=== Problem statement ===
From the first line of the data down to and including the line with "const allXTicks = xTicks.flatMap((t, i)", copy everything exactly, leaving out pictures.

◆ ◆ ◆

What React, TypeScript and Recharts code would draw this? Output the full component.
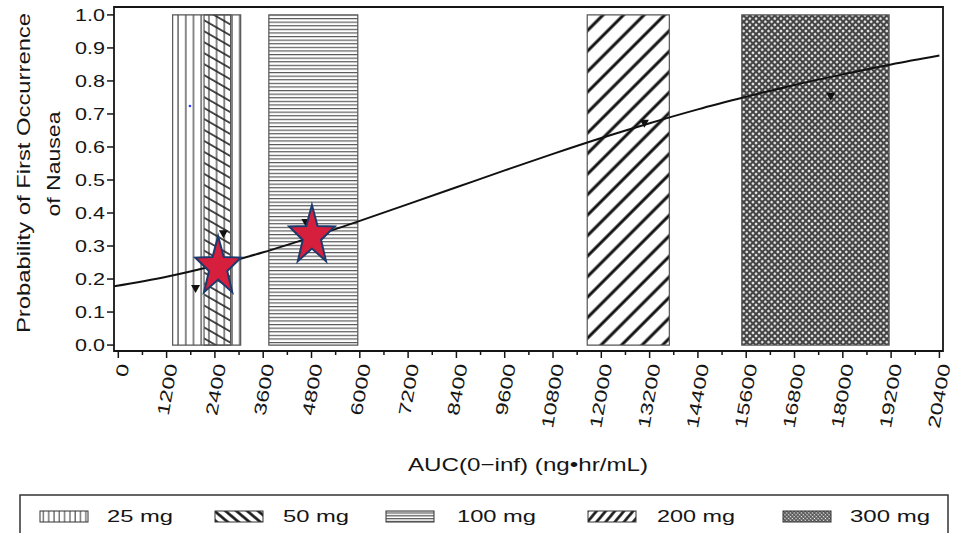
import React from "react";
import { ComposedChart, Line, Scatter, XAxis, YAxis, ReferenceArea } from "recharts";

// dose groups: AUC ranges covered by each band
const doseLabels = ["25 mg", "50 mg", "100 mg", "200 mg", "300 mg"];
const doseStart = [1350, 2130, 3740, 11650, 15490];
const doseEnd = [3040, 2790, 5950, 13690, 19150];

// fitted probability curve
const curveAuc = [-107, 1200, 2400, 3600, 4800, 6000, 7200, 8400, 9600, 10800, 12000, 13200, 14400, 15600, 16800, 18000, 19200, 20400];
const curveProb = [0.178, 0.207, 0.241, 0.281, 0.327, 0.376, 0.427, 0.478, 0.529, 0.579, 0.627, 0.672, 0.714, 0.752, 0.788, 0.82, 0.85, 0.877];

// observed proportions (down triangles)
const obsAuc = [1920, 2610, 4660, 13070, 17700];
const obsProb = [0.17, 0.336, 0.37, 0.67, 0.752];

// highlighted points (stars)
const starAuc = [2480, 4810];
const starProb = [0.236, 0.33];

// stray blue dot
const dotAuc = [1780];
const dotProb = [0.724];

const xTicks = [0, 1200, 2400, 3600, 4800, 6000, 7200, 8400, 9600, 10800, 12000, 13200, 14400, 15600, 16800, 18000, 19200, 20400];
const yTicks = [0, 0.1, 0.2, 0.3, 0.4, 0.5, 0.6, 0.7, 0.8, 0.9, 1.0];

const X_DOMAIN: [number, number] = [-107, 20489];
const Y_DOMAIN: [number, number] = [-0.018, 1.024];

const curveData = curveAuc.map((x, i) => ({ x, p: curveProb[i] }));
const obsData = obsAuc.map((x, i) => ({ x, p: obsProb[i] }));
const starData = starAuc.map((x, i) => ({ x, p: starProb[i] }));
const dotData = dotAuc.map((x, i) => ({ x, p: dotProb[i] }));
const allXTicks = xTicks.flatMap((t, i) => (i < xTicks.length - 1 ? [t, t + 600] : [t]));

const plotFill = ["url(#p25)", "url(#p50)", "url(#p100)", "url(#p200)", "url(#p300)"];
const legendFill = ["url(#l25)", "url(#l50)", "url(#l100)", "url(#l200)", "url(#l300)"];
const legendSwatchX = [40, 215, 386, 588, 783];
const legendTextX = [107, 283, 457, 657, 850];
const legendTextW = [66, 66, 79, 78, 80];

const INK = "#151515";
const FONT = "'Liberation Sans', Arial, sans-serif";

const XTick = (props: any) => {
  const { x, y, payload } = props;
  const v = payload.value;
  const major = v % 1200 === 0;
  return (
    <g>
      <line x1={x} x2={x} y1={y} y2={y + (major ? 7 : 4)} stroke={INK} strokeWidth={1.5} />
      {major && (
        <text
          transform={`translate(${x + 11},${y + 14}) rotate(-80)`}
          textAnchor="end"
          fontSize={17}
          fontFamily={FONT}
          fill={INK}
          textLength={13 * String(v).length}
          lengthAdjust="spacingAndGlyphs"
        >
          {v}
        </text>
      )}
    </g>
  );
};

const YTick = (props: any) => {
  const { x, y, payload } = props;
  return (
    <g>
      <line x1={x - 7} x2={x} y1={y} y2={y} stroke={INK} strokeWidth={1.5} />
      <text
        x={x - 9}
        y={y + 6}
        textAnchor="end"
        fontSize={17}
        fontFamily={FONT}
        fill={INK}
        textLength={30}
        lengthAdjust="spacingAndGlyphs"
      >
        {payload.value.toFixed(1)}
      </text>
    </g>
  );
};

const Triangle = (props: any) => {
  const { cx, cy } = props;
  if (cx == null || cy == null) return null;
  return <polygon points={`${cx - 4.5},${cy - 4} ${cx + 4.5},${cy - 4} ${cx},${cy + 4}`} fill="#111" />;
};

const Star = (props: any) => {
  const { cx, cy } = props;
  if (cx == null || cy == null) return null;
  const pts: string[] = [];
  for (let i = 0; i < 10; i++) {
    const r = i % 2 === 0 ? 1 : 0.4;
    const a = -Math.PI / 2 + (i * Math.PI) / 5;
    pts.push(`${cx + Math.cos(a) * r * 24},${cy + Math.sin(a) * r * 31}`);
  }
  return <polygon points={pts.join(" ")} fill="#d61f3d" stroke="#1d3a6c" strokeWidth={2} />;
};

const BlueDot = (props: any) => {
  const { cx, cy } = props;
  if (cx == null || cy == null) return null;
  return <circle cx={cx} cy={cy} r={1.3} fill="#2b3cff" />;
};

const Patterns = () => (
  <svg width={0} height={0} style={{ position: "absolute" }}>
    <defs>
      <pattern id="p25" patternUnits="userSpaceOnUse" width={7.7} height={10}>
        <line x1={1} x2={1} y1={0} y2={10} stroke="#4a4a4a" strokeWidth={1.3} />
      </pattern>
      <pattern id="p50" patternUnits="userSpaceOnUse" width={10} height={9.5} patternTransform="rotate(30)">
        <line x1={0} x2={10} y1={1} y2={1} stroke="#222" strokeWidth={1.6} />
      </pattern>
      <pattern id="p100" patternUnits="userSpaceOnUse" width={10} height={3.6}>
        <rect width={10} height={3.6} fill="#fff" />
        <line x1={0} x2={10} y1={0.6} y2={0.6} stroke="#4a4a4a" strokeWidth={1.1} />
      </pattern>
      <pattern id="p200" patternUnits="userSpaceOnUse" width={10} height={14.5} patternTransform="rotate(-45)">
        <rect width={10} height={14.5} fill="#fff" />
        <line x1={0} x2={10} y1={2} y2={2} stroke="#111" strokeWidth={3} />
      </pattern>
      <pattern id="p300" patternUnits="userSpaceOnUse" width={4.4} height={4.4} patternTransform="rotate(45)">
        <rect width={4.4} height={4.4} fill="#444" />
        <circle cx={2.2} cy={2.2} r={1.25} fill="#f4f4f4" />
      </pattern>

      <pattern id="l25" patternUnits="userSpaceOnUse" width={5.3} height={10}>
        <rect width={5.3} height={10} fill="#fff" />
        <line x1={1} x2={1} y1={0} y2={10} stroke="#333" strokeWidth={1} />
      </pattern>
      <pattern id="l50" patternUnits="userSpaceOnUse" width={10} height={7} patternTransform="rotate(40)">
        <rect width={10} height={7} fill="#fff" />
        <line x1={0} x2={10} y1={1.5} y2={1.5} stroke="#111" strokeWidth={2.6} />
      </pattern>
      <pattern id="l100" patternUnits="userSpaceOnUse" width={10} height={2.8}>
        <rect width={10} height={2.8} fill="#fff" />
        <line x1={0} x2={10} y1={0.7} y2={0.7} stroke="#333" strokeWidth={1} />
      </pattern>
      <pattern id="l200" patternUnits="userSpaceOnUse" width={10} height={7} patternTransform="rotate(-50)">
        <rect width={10} height={7} fill="#fff" />
        <line x1={0} x2={10} y1={1.5} y2={1.5} stroke="#111" strokeWidth={2.6} />
      </pattern>
      <pattern id="l300" patternUnits="userSpaceOnUse" width={2.6} height={2.6} patternTransform="rotate(45)">
        <rect width={2.6} height={2.6} fill="#555" />
        <circle cx={1.3} cy={1.3} r={0.75} fill="#fff" />
      </pattern>
    </defs>
  </svg>
);

export default function App() {
  return (
    <div style={{ position: "absolute", left: 0, top: 0, width: 961, height: 533, background: "#fff", overflow: "hidden" }}>
      <Patterns />
      <ComposedChart width={961} height={533} margin={{ top: 7, right: 18, bottom: 0, left: 0 }}>
        <XAxis
          type="number"
          dataKey="x"
          domain={X_DOMAIN}
          allowDataOverflow
          ticks={allXTicks}
          interval={0}
          tick={<XTick />}
          tickSize={0}
          tickMargin={0}
          tickLine={false}
          axisLine={false}
          height={182}
        />
        <YAxis
          type="number"
          dataKey="p"
          domain={Y_DOMAIN}
          allowDataOverflow
          ticks={yTicks}
          interval={0}
          tick={<YTick />}
          tickSize={0}
          tickMargin={0}
          tickLine={false}
          axisLine={false}
          width={114}
        />
        {doseLabels.map((d, i) => (
          <ReferenceArea
            key={d}
            x1={doseStart[i]}
            x2={doseEnd[i]}
            y1={0}
            y2={1}
            fill={plotFill[i]}
            fillOpacity={1}
            stroke="#555"
            strokeWidth={1.2}
          />
        ))}
        <ReferenceArea
          x1={X_DOMAIN[0]}
          x2={X_DOMAIN[1]}
          y1={Y_DOMAIN[0]}
          y2={Y_DOMAIN[1]}
          fill="none"
          fillOpacity={0}
          stroke={INK}
          strokeWidth={1.8}
        />
        <Line
          data={curveData}
          dataKey="p"
          type="monotone"
          stroke="#111"
          strokeWidth={2}
          dot={false}
          activeDot={false}
          isAnimationActive={false}
        />
        <Scatter data={obsData} dataKey="p" shape={<Triangle />} isAnimationActive={false} />
        <Scatter data={dotData} dataKey="p" shape={<BlueDot />} isAnimationActive={false} />
        <Scatter data={starData} dataKey="p" shape={<Star />} isAnimationActive={false} />
      </ComposedChart>

      <svg width={961} height={533} style={{ position: "absolute", left: 0, top: 0, pointerEvents: "none" }}>
        <g fontFamily={FONT} fill={INK}>
          <text
            transform="translate(30,173) rotate(-90)"
            textAnchor="middle"
            fontSize={18}
            textLength={320}
            lengthAdjust="spacingAndGlyphs"
          >
            Probability of First Occurrence
          </text>
          <text
            transform="translate(60,164) rotate(-90)"
            textAnchor="middle"
            fontSize={18}
            textLength={105}
            lengthAdjust="spacingAndGlyphs"
          >
            of Nausea
          </text>
          <text x={528} y={471} textAnchor="middle" fontSize={19} textLength={240} lengthAdjust="spacingAndGlyphs">
            AUC(0−inf)  (ng•hr/mL)
          </text>
        </g>
        <rect x={20} y={495} width={928} height={60} fill="none" stroke="#333" strokeWidth={1.5} />
        {doseLabels.map((d, i) => (
          <g key={d}>
            <rect x={legendSwatchX[i]} y={511} width={48} height={11} fill={legendFill[i]} stroke="#333" strokeWidth={1} />
            <text
              x={legendTextX[i]}
              y={522}
              fontSize={17}
              fontFamily={FONT}
              fill={INK}
              textLength={legendTextW[i]}
              lengthAdjust="spacingAndGlyphs"
            >
              {d}
            </text>
          </g>
        ))}
      </svg>
    </div>
  );
}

◆ ◆ ◆

=== Response to this exercise ===
What React, TypeScript and Recharts code would draw this? Output the full component.
import React from "react";
import { ComposedChart, Line, Scatter, XAxis, YAxis, ReferenceArea } from "recharts";

// dose groups: AUC ranges covered by each band
const doseLabels = ["25 mg", "50 mg", "100 mg", "200 mg", "300 mg"];
const doseStart = [1350, 2130, 3740, 11650, 15490];
const doseEnd = [3040, 2790, 5950, 13690, 19150];

// fitted probability curve
const curveAuc = [-107, 1200, 2400, 3600, 4800, 6000, 7200, 8400, 9600, 10800, 12000, 13200, 14400, 15600, 16800, 18000, 19200, 20400];
const curveProb = [0.178, 0.207, 0.241, 0.281, 0.327, 0.376, 0.427, 0.478, 0.529, 0.579, 0.627, 0.672, 0.714, 0.752, 0.788, 0.82, 0.85, 0.877];

// observed proportions (down triangles)
const obsAuc = [1920, 2610, 4660, 13070, 17700];
const obsProb = [0.17, 0.336, 0.37, 0.67, 0.752];

// highlighted points (stars)
const starAuc = [2480, 4810];
const starProb = [0.236, 0.33];

// stray blue dot
const dotAuc = [1780];
const dotProb = [0.724];

const xTicks = [0, 1200, 2400, 3600, 4800, 6000, 7200, 8400, 9600, 10800, 12000, 13200, 14400, 15600, 16800, 18000, 19200, 20400];
const yTicks = [0, 0.1, 0.2, 0.3, 0.4, 0.5, 0.6, 0.7, 0.8, 0.9, 1.0];

const X_DOMAIN: [number, number] = [-107, 20489];
const Y_DOMAIN: [number, number] = [-0.018, 1.024];

const curveData = curveAuc.map((x, i) => ({ x, p: curveProb[i] }));
const obsData = obsAuc.map((x, i) => ({ x, p: obsProb[i] }));
const starData = starAuc.map((x, i) => ({ x, p: starProb[i] }));
const dotData = dotAuc.map((x, i) => ({ x, p: dotProb[i] }));
const allXTicks = xTicks.flatMap((t, i) => (i < xTicks.length - 1 ? [t, t + 600] : [t]));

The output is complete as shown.